Jonathan Anderson
I Curate
Marque culturelle et marque provocatrice : c’est ainsi que Jonathan Anderson décrit respectivement Loewe et JW Anderson, deux maisons de couture au sein desquelles il exerce en tant que directeur artistique (il est également le fondateur de JW).
Pour la première fois, les anciennes collections de ses deux marques sont réunies et présentées à Hyères pour célébrer les temps forts de sa carrière. Le terme de commissaire serait pourtant plus adéquat pour décrire la façon dont Anderson procède. En effet, bien qu’il ait élaboré une grammaire du design singulière, d’une élégance abstraite, criblée de ruptures et intrinsèquement – parfois aussi avec provocation – hermétique à toute désignation de genre, Anderson est commissaire avant d’être designer. C’est une question de mentalité.

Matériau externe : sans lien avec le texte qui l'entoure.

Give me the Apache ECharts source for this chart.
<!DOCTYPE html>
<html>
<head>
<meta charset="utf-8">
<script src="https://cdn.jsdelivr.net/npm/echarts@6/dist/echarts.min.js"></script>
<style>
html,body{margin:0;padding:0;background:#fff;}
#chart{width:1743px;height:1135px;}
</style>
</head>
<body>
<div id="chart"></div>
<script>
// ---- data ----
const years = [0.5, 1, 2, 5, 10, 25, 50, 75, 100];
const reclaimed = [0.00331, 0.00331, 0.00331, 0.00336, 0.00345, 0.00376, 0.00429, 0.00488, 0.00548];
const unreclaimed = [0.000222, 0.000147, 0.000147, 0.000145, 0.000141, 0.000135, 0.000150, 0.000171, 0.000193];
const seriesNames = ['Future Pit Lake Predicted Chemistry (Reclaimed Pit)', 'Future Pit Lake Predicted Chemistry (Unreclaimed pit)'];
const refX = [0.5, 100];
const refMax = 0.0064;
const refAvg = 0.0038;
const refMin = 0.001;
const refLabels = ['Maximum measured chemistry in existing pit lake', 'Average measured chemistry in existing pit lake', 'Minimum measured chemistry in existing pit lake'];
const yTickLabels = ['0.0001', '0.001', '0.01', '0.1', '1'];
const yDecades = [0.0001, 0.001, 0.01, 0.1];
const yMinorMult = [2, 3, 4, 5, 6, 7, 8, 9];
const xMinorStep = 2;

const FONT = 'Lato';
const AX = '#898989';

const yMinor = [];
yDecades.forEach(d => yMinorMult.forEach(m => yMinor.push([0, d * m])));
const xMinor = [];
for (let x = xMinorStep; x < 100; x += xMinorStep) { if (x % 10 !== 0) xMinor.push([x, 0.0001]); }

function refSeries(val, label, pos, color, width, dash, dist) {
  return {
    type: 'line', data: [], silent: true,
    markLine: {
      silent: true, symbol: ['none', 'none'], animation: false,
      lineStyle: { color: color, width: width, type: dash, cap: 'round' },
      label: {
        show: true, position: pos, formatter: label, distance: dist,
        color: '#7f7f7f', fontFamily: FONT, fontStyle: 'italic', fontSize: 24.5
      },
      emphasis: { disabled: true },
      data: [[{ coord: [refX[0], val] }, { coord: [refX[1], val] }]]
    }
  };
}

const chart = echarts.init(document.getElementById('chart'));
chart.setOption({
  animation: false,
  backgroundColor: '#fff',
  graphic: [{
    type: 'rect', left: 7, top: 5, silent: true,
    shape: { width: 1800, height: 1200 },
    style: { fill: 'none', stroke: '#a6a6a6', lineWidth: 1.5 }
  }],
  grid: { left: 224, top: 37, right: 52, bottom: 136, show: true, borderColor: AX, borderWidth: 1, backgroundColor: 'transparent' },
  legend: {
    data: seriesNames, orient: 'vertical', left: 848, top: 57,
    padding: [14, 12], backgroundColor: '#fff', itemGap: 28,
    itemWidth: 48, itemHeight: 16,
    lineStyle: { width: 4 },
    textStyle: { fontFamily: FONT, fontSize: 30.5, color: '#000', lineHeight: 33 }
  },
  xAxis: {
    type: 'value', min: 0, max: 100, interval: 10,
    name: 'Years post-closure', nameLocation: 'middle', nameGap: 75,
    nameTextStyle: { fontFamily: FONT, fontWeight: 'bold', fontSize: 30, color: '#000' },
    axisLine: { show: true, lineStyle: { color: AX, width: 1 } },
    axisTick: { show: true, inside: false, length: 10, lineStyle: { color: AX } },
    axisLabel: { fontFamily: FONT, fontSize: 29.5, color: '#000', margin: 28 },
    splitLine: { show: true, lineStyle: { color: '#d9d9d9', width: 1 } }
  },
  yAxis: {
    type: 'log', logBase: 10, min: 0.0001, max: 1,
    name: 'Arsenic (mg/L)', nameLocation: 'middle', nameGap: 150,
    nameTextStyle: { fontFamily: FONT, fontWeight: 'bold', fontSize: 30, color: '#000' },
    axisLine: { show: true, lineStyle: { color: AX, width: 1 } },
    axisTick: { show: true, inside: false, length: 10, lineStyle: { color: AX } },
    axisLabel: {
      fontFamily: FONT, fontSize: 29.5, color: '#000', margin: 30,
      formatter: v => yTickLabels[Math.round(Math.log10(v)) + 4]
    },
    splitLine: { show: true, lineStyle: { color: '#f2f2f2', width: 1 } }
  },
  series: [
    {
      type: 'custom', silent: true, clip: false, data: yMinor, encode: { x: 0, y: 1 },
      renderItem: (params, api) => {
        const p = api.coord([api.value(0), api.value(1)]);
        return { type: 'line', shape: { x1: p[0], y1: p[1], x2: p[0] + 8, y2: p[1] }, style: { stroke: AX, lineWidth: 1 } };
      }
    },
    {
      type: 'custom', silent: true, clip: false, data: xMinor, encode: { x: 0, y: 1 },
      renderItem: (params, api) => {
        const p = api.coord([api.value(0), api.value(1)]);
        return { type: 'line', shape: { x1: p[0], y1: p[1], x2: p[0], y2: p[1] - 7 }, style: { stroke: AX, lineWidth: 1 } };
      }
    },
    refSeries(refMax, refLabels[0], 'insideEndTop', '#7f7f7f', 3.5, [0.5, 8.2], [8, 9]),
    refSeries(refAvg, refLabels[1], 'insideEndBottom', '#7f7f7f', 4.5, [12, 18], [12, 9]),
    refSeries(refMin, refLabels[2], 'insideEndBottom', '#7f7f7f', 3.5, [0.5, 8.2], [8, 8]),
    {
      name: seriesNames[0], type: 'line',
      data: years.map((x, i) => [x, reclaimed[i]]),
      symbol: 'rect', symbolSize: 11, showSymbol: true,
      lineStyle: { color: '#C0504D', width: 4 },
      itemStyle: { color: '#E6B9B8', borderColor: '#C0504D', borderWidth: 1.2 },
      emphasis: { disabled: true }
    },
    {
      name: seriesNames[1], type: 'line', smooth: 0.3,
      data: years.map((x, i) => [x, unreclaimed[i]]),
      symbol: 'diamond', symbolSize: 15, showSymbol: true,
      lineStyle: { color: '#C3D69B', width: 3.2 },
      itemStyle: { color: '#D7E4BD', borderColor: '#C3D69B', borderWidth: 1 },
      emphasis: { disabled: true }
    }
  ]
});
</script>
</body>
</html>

Finalement, une marque se définit aussi bien par les produits qu’elle crée que par les activités qu’elle promeut. Aux yeux d’Anderson, ces activités sont intimement liées aux mondes de l’art, de l’artisanat et de la culture. Elles n’ont pas nécessairement d’influence directe sur les chiffres et les ventes, mais elles confèrent, à l’identité comme à l’attractivité, structure et profondeur. Ce, en promouvant des valeurs très spécifiques fondées sur ce que l’on peut, au sens large, uniquement décrire comme le goût. Le goût d’Anderson est tout autant cérébral qu’enjoué. Il aime les frictions, les chocs, les contrastes qu’il concilie de manières obliques. Probablement en tant que premier commissaire en design — il a été commissaire de l’exposition « Disobedient Bodies » présentée au Hepworth Wakefield à Wakefield en 2017 — Jonathan Anderson radicalise les missions du directeur artistique. Si la direction artistique renvoie à une stratégie d’image de marque se déployant sous diverses formes — défilés de mode, campagnes de presse, événements ponctuels, publicités — qui participent à offrir au public une expérience de marque totale, le design en tant que commissariat jouit quant à lui de la gratuité spontanée propre au geste artistique, lequel échappe généralement à toute fin commerciale immédiate.
En quelque sorte, le statut de la marque s’en trouve ainsi élevé.
La mode, à travers le regard du commissaire designer, n’entreprend pas de collaboration avec l’art mais en imprègne sa propre identité, donnant ainsi lieu à une mutation génétique perpétuelle. Cela se manifeste sans conteste chez JW Anderson comme chez Loewe, mais de façons différentes. Tandis que Loewe garde une touche de sensualité méditerranéenne avec un accent porté sur les propriétés tactiles de l’artisanat, JW s’oriente vers
des contrastes prononcés avec brio. Dans les deux cas, Jonathan Anderson procède selon une précision relevant presque de l’ingénierie, en privilégiant le collage de façon à réunir un ensemble d’éléments disparates en un tout prismatique incluant des projets photographiques, l’édition de fanzines, la création d’objets ou même simplement des sensations. Anderson explore l’artisanat à sa façon, en particulier chez Loewe, maison réputée pour sa maîtrise de l’art du cuir. Le fait main, ailleurs érigé à la gloire du passé dans un élan de nostalgie ou en hommage à la tradition, devient dans les mains d’Anderson un outil au service du progrès. Si bien qu’en 2016, Anderson a fondé le LOEWE Foundation Craft Prize, le premier prix consacré à l’artisanat contemporain.
L’ouverture sur les modes d’expression les plus variés est une autre des qualités essentielles du commissaire et Jonathan Anderson fait montre d’une curiosité insatiable envers toutes les formes d’expression. Au fond de lui, même dans ce qu’il a de plus abstrait, Anderson demeure un classiciste : son travail fait preuve d’équilibre et d’élégance, lesquels marquent aussi sa signature, de concert avec la culture.